Introduction : le rôle du portrait au cours des siècles
par Olivier Ribeton, conservateur en chef du Musée Basque et de l'Histoire de Bayonne.
Jusqu’à la seconde moitié du XVIIIe siècle, les portraits de la collection Gramont ne sont pas signés. Cette collection ayant été très peu, sinon pas du tout montrée dans des expositions, les historiens de l’art n’ont pas eu le loisir de l’étudier comme elle le mérite. Peu à peu ceux-ci identifient les peintres qui ont produit ces portraits Gramont. Il ne faut pas apprécier la collection Gramont selon le seul critère des chefs d’œuvre de l’art mais plutôt selon la constatation d’une très rare continuité d’illustration des effigies d’une famille.

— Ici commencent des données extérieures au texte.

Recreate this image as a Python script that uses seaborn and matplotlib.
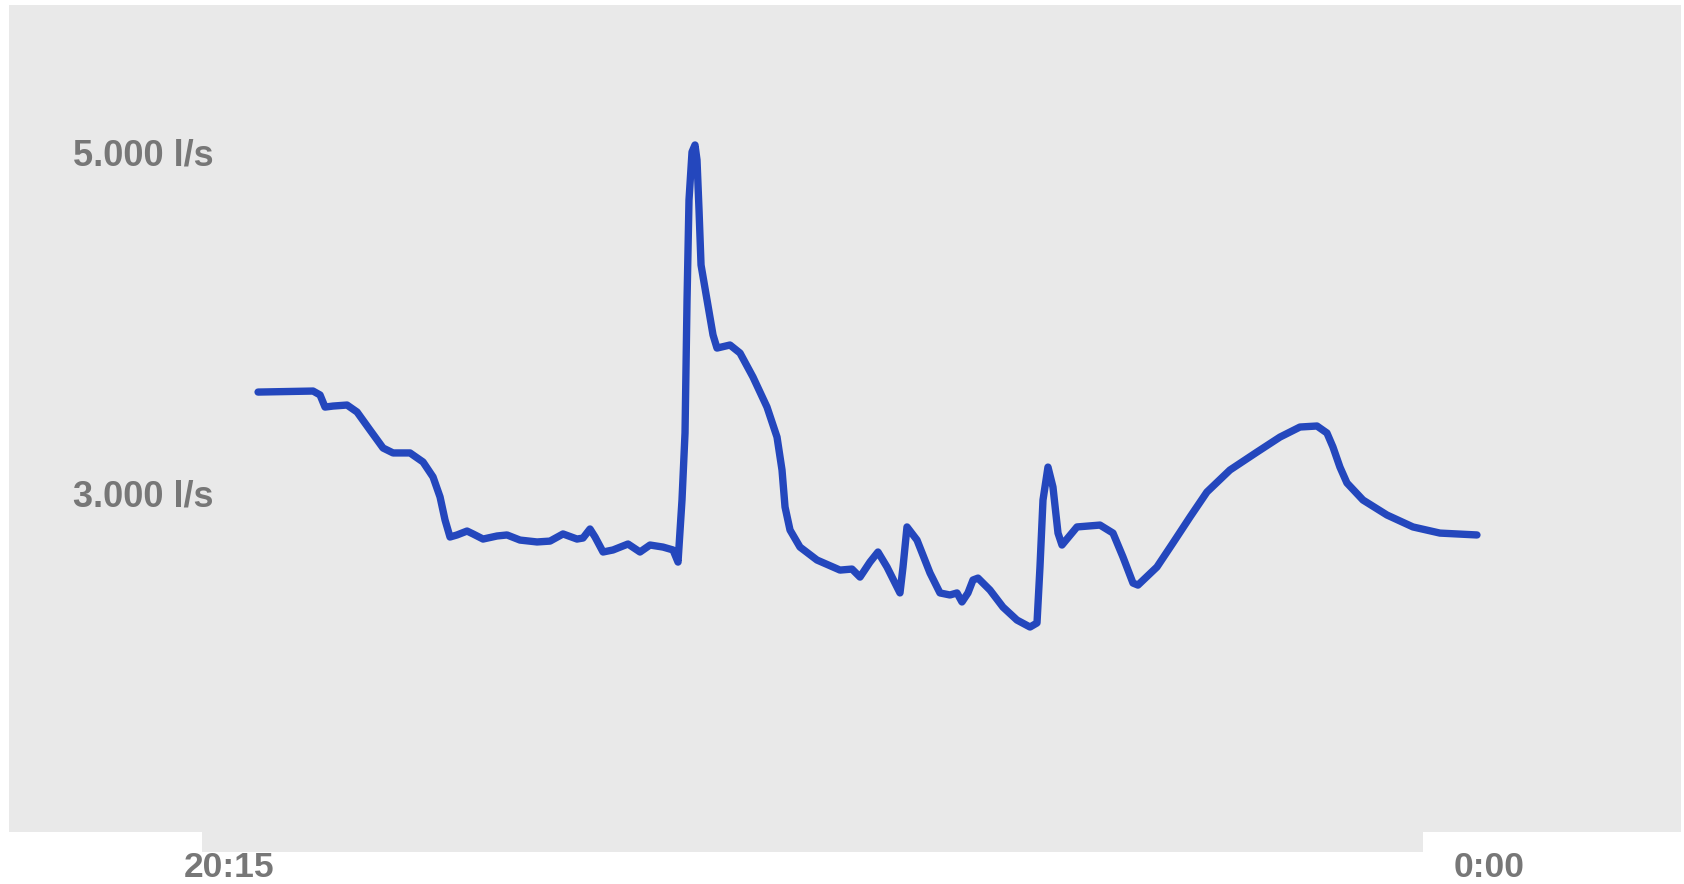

Les artistes se sont efforcés avec des fortunes diverses de pérenniser l’image d’une Maison comprise dans la continuité des générations, mais aussi de fixer les regards individuels des membres de la lignée qui dépassent la simple exaltation d’une famille. Garder le plus longtemps possible le souvenir d’une parenté ou d’une amitié est un désir assez impérieux pour obliger le portraitiste à la ressemblance la plus fidèle dans la reproduction de son modèle. En plus de la réplique ou de la copie et avant la photographie, l’art de la miniature permettait de combler l’absence de l’être aimé ou admiré en conservant son image sur une tabatière, un poudrier, un pendentif ou le chaton d’une bague.
Le développement économique du Moyen Age européen et chrétien autorise l’apparition d’abord timide puis envahissante des effigies peintes ou sculptées des donateurs ou commanditaires d’œuvres religieuses. Ecclésiastiques, personnages princiers, puis riches bourgeois des villes commerçantes, les donateurs se font représenter agenouillés, et en dimensions réduites, au pied de la Vierge ou du saint tutélaire. Bientôt les donateurs seront de même taille que les saints. Ces recherches aboutissent à la façon de Pourbus en Flandre qui généralise et simplifie cette représentation en triptyque : de chaque côté de Dieu et de ses saints prennent place les hommes (le père et ses fils) d’un côté, et les femmes (la mère et ses filles) de l’autre. Cette manière a gardé un témoin dans l’un des berceaux de la famille de Gramont, avec un ex-voto du XVIIe siècle dédié à la Vierge à l’Enfant, grande peinture toujours conservée dans l’église d’Asté en Bigorre, au pied des ruines du château des vicomtes d’Aster, seigneurs d’Aure, devenus Gramont par mariage au XVIe siècle.
Des ébauches de portrait réaliste apparaissent lentement en France avec la statuaire et les effigies funéraires, gisants des nécropoles royales montrant un masque peu à peu individualisé. Le portrait royal français se laïcise et prend son autonomie par rapport à la représentation des événements collectifs longtemps traduits par l’enluminure. Des portraits individuels sont exécutés en peinture depuis le profil de Jean II le Bon jusqu’au portrait officiel du roi Charles VII par Jean Fouquet. Les Italiens, vrais précurseurs des temps modernes, renouent avec le portrait antique au moyen des effigies peintes ou sculptées glorifiant le condottiere, le banquier, le prince, le prélat ou le pape... L’exemple italien ne sera amplement suivi en Angleterre et en France qu’au XVIe siècle : les Anglais raffolent des œuvres de l’Allemand Holbein générateur du « portrait anglais ».